It's Electric: The Car of the Future
General Motors' EV1 impresses, but gas-guzzlers aren't in trouble yet
LOS ANGELES — Just call me George Jetson.
For three days I have been strapped into the future, eyeing old friends and neighbors as if through a time warp, lamenting their antiquated forms of locomotion and wishing they could witness mine. For three days, I have been driving (drum roll) an electric car.
Courtesy of General Motors, I have been the recipient of the EV1, which rolled out in California and Arizona in December. The car is being marketed and leased (not sold) solely through 25 dealers of the Saturn Corporation. Lease tag: $33,500 over 36 months.
To hear manufacturers and environmentalists, this is definitely the cusp of history, the chassis and engine (apologies to Bill Clinton) to the 21st century.

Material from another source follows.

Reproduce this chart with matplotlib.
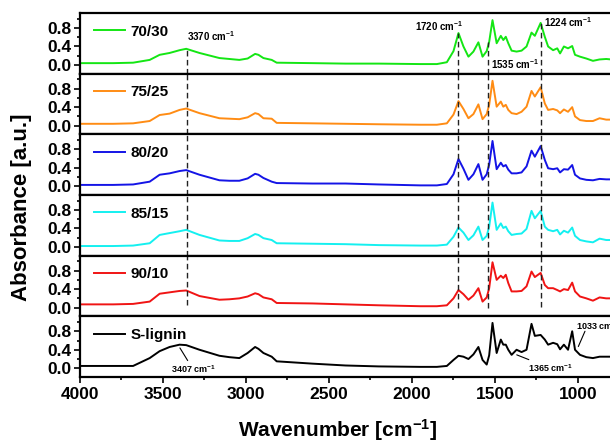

To meet federally dictated air-quality standards, the California Air Resources Board has required manufacturers to build minimum numbers of zero-emission cars: 10 percent (about 200,000) by 2003, and 17 percent by 2010.
So, here's EV1, the first one to be made "consumer available." Supposedly, it is the most sophisticated production car of all time, with plastic body, alloy wheels, aluminum frame, special tires, and a space-age, tear-drop shape that boasts the same low wind resistance as the F-16 fighter plane. But the key word is electric - courtesy of the car's 26 batteries.

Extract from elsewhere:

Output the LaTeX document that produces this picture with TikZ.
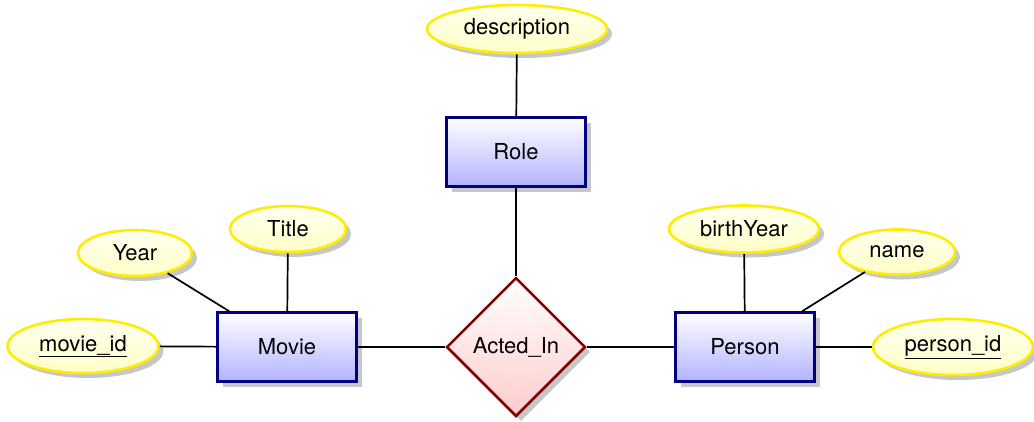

It operates with a high, futuristic-sounding whine that does your bidding at all speeds with barely the flex of a big toe. Standing "idle," there is no sound or vibration. The car is also keyless, operating through the punch of coded buttons.
Acceleration feels like the famous scene in "Star Wars" where Luke Skywalker and company are forced back into their seats as they switch to light speed and blur a galaxy worth of stars (zero to 60 in 8 seconds).
But while the speed and handling of the car were unexpected, even more surprising was how people reacted to it. I was totally unprepared for the amount of unabashed, unrelenting rubbernecking I got.
Typical clever exchange No. 1: "Say, are you from the future or something?"
Typical clever exchange Nos. 2 to 144: "Say, I'll bet you need a really looooong extension cord for that thing!" (laughter).
Delivering my kids to school, I was descended on by parents, teachers, the principal, as well as the fifth and first grade classes (which recruited me for a quick classroom lecture).
Without exception, people found the low, sleek look inviting, even compelling, definitely cutting edge. I even got cornered by the employees at Kinkos at 2 a.m. who must've thought I was Alex Trebek of "Jeopardy." All of their comments were phrased in the form of a question:
"How fast does it go?" "How long to charge it?" "How much is electricity compared with gas?" "How far can it go?"
Answers: 85 m.p.h, 3-1/2 hours, and one charging costs $1.25 to $1.60.
The downside is range. Though brochures say average range is 70 to 90 miles, I consistently got about 55 miles in normal, flat, around-town driving. Our first night out, my wife and I hit rain, darkness, and cold all at once, requiring 1) windshield wipers; 2) headlights; and 3) heater. Would using all these devices help run the batteries down and shorten our range? Yes.
Wherever we went, we found ourselves nervously monitoring the in-dash "fuel" gauge, wondering if we would get stranded.
That hurdle, the high price, and limited range are the reasons consumers are not yet flocking to buy. According to Charlie Chen, salesman at Saturn of the Valley, only about 20 have been leased since its unveiling Dec. 5.
It is a peculiar irony. Virtually everyone I took for a ride was instantly smitten. I loved the idea of recharging the car in my driveway and avoiding gas stations.
Now that my EV1 is gone, I ride in vibrating, noisy, gas-spewing vehicles that feel like clunkers by comparison. This weekend, I'm staying home to watch reruns of "The Jetsons."